Quite frankly, after looking at that guide, it's a little shocking that ETC does not list a direct control mode for 16-bit color control. So my response was incorrect from a mathematical standpoint, though it would hold true for the Ovation, minus one LED color. Personally, I have not used the Luster 2 very often as I find the Ovation to be a better-suited fixture for most of my needs and a better value, so I don't have a ton of experience looking through the different control modes. I was even more shocked to find 41 different control profile in the default GrandMA2 library. While many of these seem to be duplicate profiles with fan control enabled or disabled, or adding or subtracting strobe channels, Its still an absurd amount of fixture modes. It appears that ETC actually had 8 fixture modes, all of them fairly dumbed down assuming that the operator is incapable of mixing 7 colors.

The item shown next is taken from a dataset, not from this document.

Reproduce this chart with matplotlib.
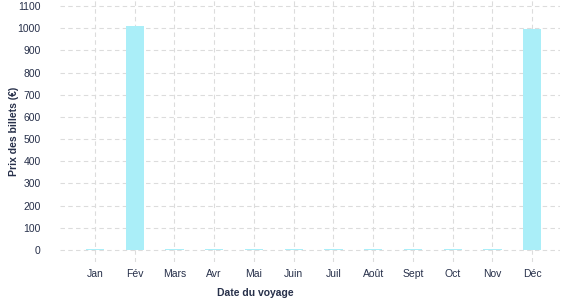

HSI and HSIC offer a 16-bit Hue while the 8-bit saturation and intensity effectively control the same parameters, so control of color output and intensity is still, in the realm of thousands if not billions of more shades that can be distinguished in any practical application.

So even though ETC does not give its users direct control of 16-bit color attributes, like Chauvet and almost any of the other competitors offer, the statement that DMX does not offer fine enough control, is demonstratively untrue, and shows a complete misunderstanding of the DMX standard, lack of knowledge and application of the standard, or simple incompetence of running a DMX controller. So much as I would not even be bothered to read any of their studies findings.

On a side note, the lack of user control of Luster 2s Is good to know about and disappointing. I consider this a mark against ETC when compared to the Ovations. I won't buy a fixture from a manufacturer that intentionally hobbles its features because they assume they are smarter than the user and don't believe a user can utilize them correctly. It probably works great with ETC desks, since they are closely integrated, but I sometimes I think that manufacturers are wearing blinders and do not realize the extreme level of control that other platforms offer, or even what their direct competitors are offering. It's surprising how often a product rep tells me "and we have this cool new thing", and I'm like, "yeah we have been doing that for like 5-6 years now with this other thing."